Mycelium, the buzzy mushroom alternative to leather, was on Burton's mind as a theme, and sewn or woven into some of her autumn-winter looks. But none of it was used to make the clothes. The successor to Lee Alexander McQueen told journalists after the show that she's still experimenting with sustainable mushroom leather and other alternatives, sticking to the real thing for now.

Burton opened with an asymmetrical bustier dress in black leather, interspersing other black looks with pops of neon yellow, green, red, orange and blue. There were white double-breasted suits with a spray-paint effect in yellow and black, and another in the same vein done in red, harkening back to McQueen's famous spring 1999 show in which model Shalom Harlow's dress was adorned with paint dispensed from moving robots.

One of Burton's models walked in a multicolored knit sweater with a huge yellow mushroom on the front. A one-shouldered dress included crystals, silver beads and pearl oyster mushroom embroidery on an invisible tulle base.

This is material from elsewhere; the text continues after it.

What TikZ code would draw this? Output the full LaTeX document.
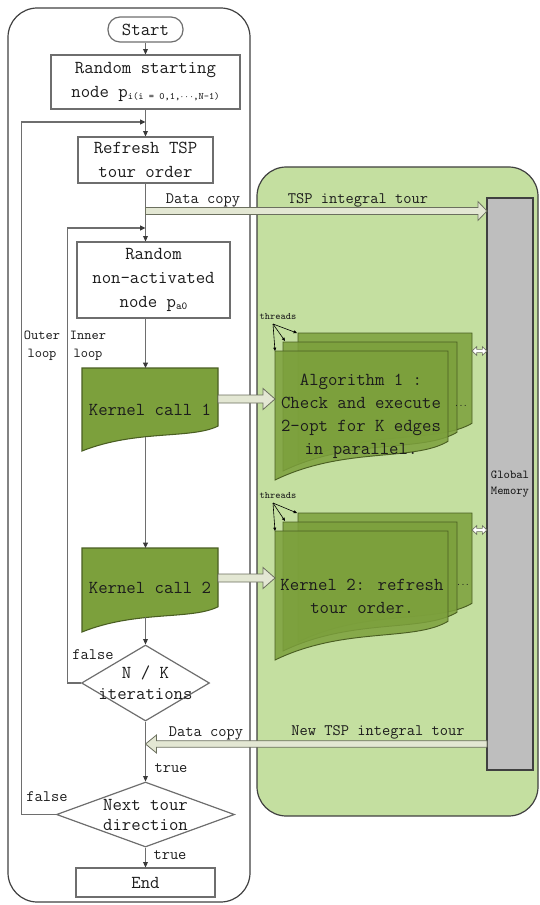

Burton's psychedelic state of mind carried into other looks as well, including a dress in black tulle with bright red and luminous orange crystal beading and sequin embroidery.

What does any of that have to do with New York?

Burton said she wanted to capture the vibrancy and character of the city’s “huge personality” in her dresses, trousers and trench coats, with each piece having its own “individual character.” Some were sharply tailored (McQueen got his start on London's Savile Row). Others were carefully draped or made of cut lace, another nod to a past collection done by McQueen, who committed suicide in 2010.

Still more of Burton's pieces were deconstructed in knits, wool and zipper-heavy black leather.

“America and New York have always been so much a part of McQueen and it's been incredibly supportive to us as a house,” she said. “It's great to sort of honor that and to come and show in New York. It's an amazing place.”

As for mycelium, Burton was inspired by the bright colors of actual mushrooms she was looking at one day. Mycelium is the primary “plant” portion of a mushroom comprised of thousands of delicate, interwoven filaments with cells that offer an immune response for the fungi.

The collection, she said in her show notes, was inspired by the idea of community, that mycelium specifically and nature overall is "a community that is far, far older than we are.”

Backstage, Burton added that she really loves “the way that the trees talk to each other and they sort of heal each other.” Given two years of pandemic, she said, “that seems more important than ever” to the humans who walk among them. Those humans included Letitia Wright among her guests on the front row.

Burton said 85% of the collection was made of sustainable and recycled fabric. The wood chips used to create her stark set came from already fallen trees and will be sent to a farm for use by an artist. As for leather alternatives, she said the house may one day be leather free.

“Yes, I'm sure at some point,” Burton said. “We're trying to find other ways.”

So does Burton's mushroom-obsessed collection have anything to do with a little microdosing on her part?

“Not at the moment," she laughed. “I probably need to.”